Marketing and Comms
"With Great Power ...":
How to Give Consumers Formal Responsibility for Addressing Sustainability

The Internet and by extension social media have made it possible for consumers to obtain information easily and to voice their opinions about products, companies, and people. Consumers also have the power to speak directly to product and service providers in a way that was previously unheard of. It was Voltaire that said, “With great power comes great responsibility” — with that power what is the consumer’s great responsibility?

A recent LinkedIn article by Colin Shaw titled “15 Statistics That Should Change The Business World — But Haven't” pointed out the importance of customer service to the success of businesses. He ended by asking why companies continue to behave as if the customer experience doesn’t matter. Well, let’s examine that question a bit more critically.

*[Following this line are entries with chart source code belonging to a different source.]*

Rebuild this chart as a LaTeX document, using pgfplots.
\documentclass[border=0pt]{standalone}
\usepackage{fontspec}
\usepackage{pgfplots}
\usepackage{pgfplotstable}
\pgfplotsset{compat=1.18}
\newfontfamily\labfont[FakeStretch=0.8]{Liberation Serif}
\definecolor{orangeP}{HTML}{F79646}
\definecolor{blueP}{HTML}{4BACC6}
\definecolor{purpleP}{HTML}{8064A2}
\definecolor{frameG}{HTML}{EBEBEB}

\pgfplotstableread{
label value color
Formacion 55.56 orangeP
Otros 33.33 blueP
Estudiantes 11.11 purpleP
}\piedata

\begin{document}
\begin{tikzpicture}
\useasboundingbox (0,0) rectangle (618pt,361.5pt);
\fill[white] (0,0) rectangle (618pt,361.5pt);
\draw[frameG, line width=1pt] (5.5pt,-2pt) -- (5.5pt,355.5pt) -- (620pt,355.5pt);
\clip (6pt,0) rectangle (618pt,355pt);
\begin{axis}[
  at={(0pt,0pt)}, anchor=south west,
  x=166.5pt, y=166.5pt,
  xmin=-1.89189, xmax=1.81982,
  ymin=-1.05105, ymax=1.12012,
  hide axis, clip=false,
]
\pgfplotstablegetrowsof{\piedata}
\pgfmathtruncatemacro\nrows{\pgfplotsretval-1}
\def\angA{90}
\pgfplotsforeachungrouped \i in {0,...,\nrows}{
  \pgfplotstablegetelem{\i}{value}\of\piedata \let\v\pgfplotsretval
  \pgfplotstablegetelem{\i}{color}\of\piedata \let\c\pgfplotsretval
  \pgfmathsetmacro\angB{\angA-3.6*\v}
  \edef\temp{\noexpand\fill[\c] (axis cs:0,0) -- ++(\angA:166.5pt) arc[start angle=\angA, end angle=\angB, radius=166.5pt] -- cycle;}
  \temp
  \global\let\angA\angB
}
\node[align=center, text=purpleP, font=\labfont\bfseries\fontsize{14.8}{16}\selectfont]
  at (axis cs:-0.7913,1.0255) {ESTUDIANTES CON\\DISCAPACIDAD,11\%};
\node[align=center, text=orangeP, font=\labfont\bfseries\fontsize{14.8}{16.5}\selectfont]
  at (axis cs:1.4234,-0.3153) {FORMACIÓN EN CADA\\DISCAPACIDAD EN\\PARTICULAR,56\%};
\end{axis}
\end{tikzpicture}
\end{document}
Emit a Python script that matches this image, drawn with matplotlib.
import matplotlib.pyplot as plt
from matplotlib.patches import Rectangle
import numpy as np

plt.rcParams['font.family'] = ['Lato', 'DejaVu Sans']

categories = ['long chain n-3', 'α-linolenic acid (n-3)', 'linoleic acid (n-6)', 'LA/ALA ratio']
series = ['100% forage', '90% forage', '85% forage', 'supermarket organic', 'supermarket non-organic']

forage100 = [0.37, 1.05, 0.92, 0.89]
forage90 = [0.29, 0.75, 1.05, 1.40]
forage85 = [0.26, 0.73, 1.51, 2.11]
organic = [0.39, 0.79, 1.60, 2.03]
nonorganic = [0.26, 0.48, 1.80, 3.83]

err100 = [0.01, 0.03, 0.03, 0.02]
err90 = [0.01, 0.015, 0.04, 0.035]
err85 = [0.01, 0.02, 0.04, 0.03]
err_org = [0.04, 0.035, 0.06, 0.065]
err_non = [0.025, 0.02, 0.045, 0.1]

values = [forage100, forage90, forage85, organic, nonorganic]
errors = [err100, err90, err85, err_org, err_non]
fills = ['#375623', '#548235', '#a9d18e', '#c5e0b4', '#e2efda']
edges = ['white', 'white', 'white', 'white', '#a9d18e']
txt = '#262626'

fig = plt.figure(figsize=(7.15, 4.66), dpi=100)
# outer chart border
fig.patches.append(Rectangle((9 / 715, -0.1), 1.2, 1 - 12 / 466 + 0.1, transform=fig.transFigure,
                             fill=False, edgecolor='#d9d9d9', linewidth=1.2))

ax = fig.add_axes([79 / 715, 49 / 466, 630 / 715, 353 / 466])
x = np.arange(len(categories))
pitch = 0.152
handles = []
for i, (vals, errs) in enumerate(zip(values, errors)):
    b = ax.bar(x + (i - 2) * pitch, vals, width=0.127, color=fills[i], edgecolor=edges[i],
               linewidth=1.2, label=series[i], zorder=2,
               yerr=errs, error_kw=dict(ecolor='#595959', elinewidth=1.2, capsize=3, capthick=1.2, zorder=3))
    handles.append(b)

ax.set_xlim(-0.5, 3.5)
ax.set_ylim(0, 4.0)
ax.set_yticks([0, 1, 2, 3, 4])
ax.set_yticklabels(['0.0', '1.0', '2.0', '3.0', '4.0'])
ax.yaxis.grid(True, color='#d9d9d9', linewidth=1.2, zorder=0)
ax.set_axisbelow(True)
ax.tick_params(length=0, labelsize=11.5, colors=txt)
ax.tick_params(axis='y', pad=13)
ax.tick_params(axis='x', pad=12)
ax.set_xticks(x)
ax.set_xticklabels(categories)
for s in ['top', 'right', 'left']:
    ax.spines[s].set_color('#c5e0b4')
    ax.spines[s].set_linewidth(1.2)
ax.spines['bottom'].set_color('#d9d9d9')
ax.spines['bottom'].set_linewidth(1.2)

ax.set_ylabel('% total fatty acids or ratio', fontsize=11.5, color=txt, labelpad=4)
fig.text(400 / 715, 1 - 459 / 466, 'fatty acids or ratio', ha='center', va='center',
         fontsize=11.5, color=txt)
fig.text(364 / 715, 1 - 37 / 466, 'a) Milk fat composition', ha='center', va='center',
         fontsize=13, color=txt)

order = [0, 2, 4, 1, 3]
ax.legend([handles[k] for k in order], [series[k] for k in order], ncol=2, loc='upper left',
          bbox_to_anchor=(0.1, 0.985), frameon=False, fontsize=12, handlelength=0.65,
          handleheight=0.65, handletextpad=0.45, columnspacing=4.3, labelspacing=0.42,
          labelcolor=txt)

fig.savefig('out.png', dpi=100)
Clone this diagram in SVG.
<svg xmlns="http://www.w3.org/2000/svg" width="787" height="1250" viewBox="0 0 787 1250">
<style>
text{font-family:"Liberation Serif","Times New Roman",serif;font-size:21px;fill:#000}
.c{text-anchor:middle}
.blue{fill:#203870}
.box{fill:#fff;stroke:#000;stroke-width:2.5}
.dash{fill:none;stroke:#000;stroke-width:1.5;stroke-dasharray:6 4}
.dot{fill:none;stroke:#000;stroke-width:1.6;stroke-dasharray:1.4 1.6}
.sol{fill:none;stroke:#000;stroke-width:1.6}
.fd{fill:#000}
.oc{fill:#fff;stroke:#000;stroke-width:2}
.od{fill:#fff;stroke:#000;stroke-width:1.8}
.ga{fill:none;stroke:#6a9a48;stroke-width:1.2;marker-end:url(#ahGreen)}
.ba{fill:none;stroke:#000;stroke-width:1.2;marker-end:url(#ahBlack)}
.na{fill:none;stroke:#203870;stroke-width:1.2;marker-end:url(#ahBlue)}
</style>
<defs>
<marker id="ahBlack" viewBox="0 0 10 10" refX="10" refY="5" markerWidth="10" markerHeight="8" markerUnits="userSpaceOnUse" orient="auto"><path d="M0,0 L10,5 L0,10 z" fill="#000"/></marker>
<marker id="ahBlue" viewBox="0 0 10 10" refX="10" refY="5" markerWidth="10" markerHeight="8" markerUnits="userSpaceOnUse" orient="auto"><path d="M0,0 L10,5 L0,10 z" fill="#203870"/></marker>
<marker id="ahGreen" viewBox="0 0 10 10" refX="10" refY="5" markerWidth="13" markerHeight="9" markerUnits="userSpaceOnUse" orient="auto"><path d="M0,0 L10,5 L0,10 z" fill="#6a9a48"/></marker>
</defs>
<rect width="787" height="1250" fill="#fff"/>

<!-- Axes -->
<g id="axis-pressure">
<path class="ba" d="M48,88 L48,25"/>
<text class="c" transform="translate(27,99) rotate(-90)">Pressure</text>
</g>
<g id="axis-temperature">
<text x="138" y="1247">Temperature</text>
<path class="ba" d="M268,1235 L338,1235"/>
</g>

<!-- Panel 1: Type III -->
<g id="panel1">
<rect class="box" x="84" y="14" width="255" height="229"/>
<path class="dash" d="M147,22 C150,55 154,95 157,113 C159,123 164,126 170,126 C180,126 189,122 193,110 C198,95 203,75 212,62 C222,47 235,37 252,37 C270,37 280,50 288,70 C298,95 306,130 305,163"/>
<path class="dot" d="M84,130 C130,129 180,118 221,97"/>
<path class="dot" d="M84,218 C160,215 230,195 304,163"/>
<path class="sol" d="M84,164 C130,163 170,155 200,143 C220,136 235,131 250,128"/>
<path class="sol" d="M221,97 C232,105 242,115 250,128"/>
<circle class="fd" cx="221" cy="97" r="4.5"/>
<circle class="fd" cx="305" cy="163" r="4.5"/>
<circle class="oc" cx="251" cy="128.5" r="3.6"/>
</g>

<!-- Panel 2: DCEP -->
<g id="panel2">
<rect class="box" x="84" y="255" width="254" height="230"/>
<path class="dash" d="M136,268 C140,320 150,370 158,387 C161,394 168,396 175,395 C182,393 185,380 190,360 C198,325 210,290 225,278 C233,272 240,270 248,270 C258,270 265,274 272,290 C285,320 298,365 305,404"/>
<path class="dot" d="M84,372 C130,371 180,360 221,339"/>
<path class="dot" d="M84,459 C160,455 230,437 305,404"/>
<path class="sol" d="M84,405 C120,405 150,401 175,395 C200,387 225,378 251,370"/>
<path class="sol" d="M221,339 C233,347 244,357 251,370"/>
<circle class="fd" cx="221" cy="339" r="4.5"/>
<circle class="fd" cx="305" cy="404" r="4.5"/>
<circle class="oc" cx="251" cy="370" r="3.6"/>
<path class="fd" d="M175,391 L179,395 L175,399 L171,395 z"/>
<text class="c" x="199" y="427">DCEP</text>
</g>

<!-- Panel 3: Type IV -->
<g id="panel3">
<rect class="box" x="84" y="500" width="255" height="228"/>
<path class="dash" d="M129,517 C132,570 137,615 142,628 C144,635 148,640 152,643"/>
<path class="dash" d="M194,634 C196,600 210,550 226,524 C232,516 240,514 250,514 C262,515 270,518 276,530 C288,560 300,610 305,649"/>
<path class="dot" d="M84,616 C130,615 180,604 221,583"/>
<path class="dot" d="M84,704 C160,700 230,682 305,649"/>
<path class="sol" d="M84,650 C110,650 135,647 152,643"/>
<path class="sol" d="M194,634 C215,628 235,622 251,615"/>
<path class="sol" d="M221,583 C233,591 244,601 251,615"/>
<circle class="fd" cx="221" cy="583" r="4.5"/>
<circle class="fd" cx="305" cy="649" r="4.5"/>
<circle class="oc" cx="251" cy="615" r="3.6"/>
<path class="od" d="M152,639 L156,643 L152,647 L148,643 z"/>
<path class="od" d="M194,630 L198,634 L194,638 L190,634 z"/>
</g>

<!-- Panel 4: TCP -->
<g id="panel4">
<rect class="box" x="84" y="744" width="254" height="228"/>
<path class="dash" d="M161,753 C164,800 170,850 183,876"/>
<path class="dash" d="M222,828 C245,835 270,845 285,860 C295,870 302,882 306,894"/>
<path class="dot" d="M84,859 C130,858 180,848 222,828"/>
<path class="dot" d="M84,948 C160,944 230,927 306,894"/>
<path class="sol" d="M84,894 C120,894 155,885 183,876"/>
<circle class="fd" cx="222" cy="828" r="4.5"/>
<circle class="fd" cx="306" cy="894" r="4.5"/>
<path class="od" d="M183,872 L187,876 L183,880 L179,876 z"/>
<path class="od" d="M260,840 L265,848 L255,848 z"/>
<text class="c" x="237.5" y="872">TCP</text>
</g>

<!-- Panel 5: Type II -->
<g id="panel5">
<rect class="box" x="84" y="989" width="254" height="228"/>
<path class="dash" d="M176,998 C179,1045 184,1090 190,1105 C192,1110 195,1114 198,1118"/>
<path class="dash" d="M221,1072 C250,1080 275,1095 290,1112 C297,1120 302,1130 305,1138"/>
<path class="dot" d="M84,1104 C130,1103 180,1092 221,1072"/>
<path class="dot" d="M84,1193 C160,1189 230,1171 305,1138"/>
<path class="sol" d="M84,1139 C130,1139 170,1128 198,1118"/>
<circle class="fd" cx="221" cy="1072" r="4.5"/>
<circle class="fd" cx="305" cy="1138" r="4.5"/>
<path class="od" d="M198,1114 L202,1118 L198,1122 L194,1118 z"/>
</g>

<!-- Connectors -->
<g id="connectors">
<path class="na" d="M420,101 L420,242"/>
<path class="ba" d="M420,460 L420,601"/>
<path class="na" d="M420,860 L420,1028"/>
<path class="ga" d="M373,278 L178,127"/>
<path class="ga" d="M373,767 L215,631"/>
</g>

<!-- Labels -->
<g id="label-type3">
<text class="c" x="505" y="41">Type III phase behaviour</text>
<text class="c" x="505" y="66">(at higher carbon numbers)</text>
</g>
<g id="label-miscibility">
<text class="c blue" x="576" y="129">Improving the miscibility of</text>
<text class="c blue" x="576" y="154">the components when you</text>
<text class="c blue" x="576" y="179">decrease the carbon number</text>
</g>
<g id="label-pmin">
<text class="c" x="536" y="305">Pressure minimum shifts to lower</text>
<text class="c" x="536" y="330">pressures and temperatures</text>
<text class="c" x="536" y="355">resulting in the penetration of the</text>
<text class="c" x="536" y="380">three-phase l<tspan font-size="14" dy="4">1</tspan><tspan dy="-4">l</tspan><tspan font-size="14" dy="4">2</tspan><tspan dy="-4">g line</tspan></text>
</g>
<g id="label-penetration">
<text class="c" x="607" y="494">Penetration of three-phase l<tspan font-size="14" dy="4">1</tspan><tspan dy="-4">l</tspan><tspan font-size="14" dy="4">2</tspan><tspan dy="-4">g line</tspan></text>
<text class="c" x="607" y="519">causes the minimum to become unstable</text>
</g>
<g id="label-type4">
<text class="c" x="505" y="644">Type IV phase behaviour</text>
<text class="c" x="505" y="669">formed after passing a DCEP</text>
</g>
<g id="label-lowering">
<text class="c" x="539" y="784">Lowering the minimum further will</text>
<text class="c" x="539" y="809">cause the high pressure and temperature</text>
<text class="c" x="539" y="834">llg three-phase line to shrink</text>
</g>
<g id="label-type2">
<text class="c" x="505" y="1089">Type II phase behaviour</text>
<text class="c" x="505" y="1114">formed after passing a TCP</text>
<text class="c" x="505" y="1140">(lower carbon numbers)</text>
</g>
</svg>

My wise grandmother once told me that people treat you in the manner that you allow them to treat you. So why do companies continue to treat customers as if they don’t have tremendous power? My theory is that the mass of consumers are so keen on paying the lowest possible price that they are sending a message to the marketplace that they may not fully understand the implications of. Low prices are nice. After all, who doesn’t like a great bargain? But when you pay the lowest possible price for something the seller will make up that profit in some way. In retail it means lower-paid store clerks who may not feel that they get paid enough to fawn all over you as if this was the Gilded Age. From a manufacturer’s point of view, it means cheaper, more environmentally damaging input materials and cheap labor.

So now we get to the consumer responsibility part and why consumers should be a part of every sustainability conversation. Up to this point it doesn’t seem that consumers have been involved in any meaningful way. Companies plead their cases to consumers and other stakeholders outlining what they are doing and how they’re changing the world. But what are consumers formally adding to the conversation? Where are the consumer conferences and meetings in which sustainability is discussed in an actionable way? I’m sure there are some examples and we need to highlight those.

One way to get consumers involved in the discussion is to ask questions in a Socratic, pragmatic, and matter-of-fact way about something as basic as what it means to focus solely on price in buying decisions. We have to start connecting the dots in a real way between price, real costs and sustainability, and we have to defuse any defensiveness because it is what it is. Of course we realize that many people have little choice and must focus on price. But for many other people this is not the case. We must understand the plight of those who are forced to choose lowest-priced goods while challenging people to elevate their thinking.

How else can we get consumers more involved in the conversation and give them more formal responsibility in addressing sustainability? Here are three suggestions:

  1. Make sure that people understand what sustainability means. If industry and government don’t agree on the definition then you can’t possibly expect everyday consumers to really grasp it. Brands that want to be more sustainable should explain in their marketing communications how efforts such as using post-consumer recycled packaging actually make a difference. The benefits of sustainable practices are often lofty and not meaningful to the individual consumer. Bring it down to where people can see how it really makes a difference in their lives.
  2. Get companies to ask their customers which aspects of sustainability really matter to them. Seriously addressing those concerns gives companies a chance to prioritize their efforts and have a real impact among a major group of stakeholders. Of course, businesses could and should focus on more than just consumers' areas of concern. However, attacking the issues that are the most significant to customers shows that you are trying to align your values to theirs.
  3. Get customers to share sustainability stories and ways in which they can make or have made a difference in their own lives and communities. Determine creative ways to recognize and reward their efforts. This idea of shared stories provides a way for companies not only to connect in a meaningful way with consumers but allows consumers to learn from each other. It’s a subtle form of positive peer pressure and people like awards and recognition.

Bringing customers into the discussion in a major way and giving them opportunities to contribute to the solution may actually move the needle a bit. So let’s add a few more chairs to the table. There’s plenty of room.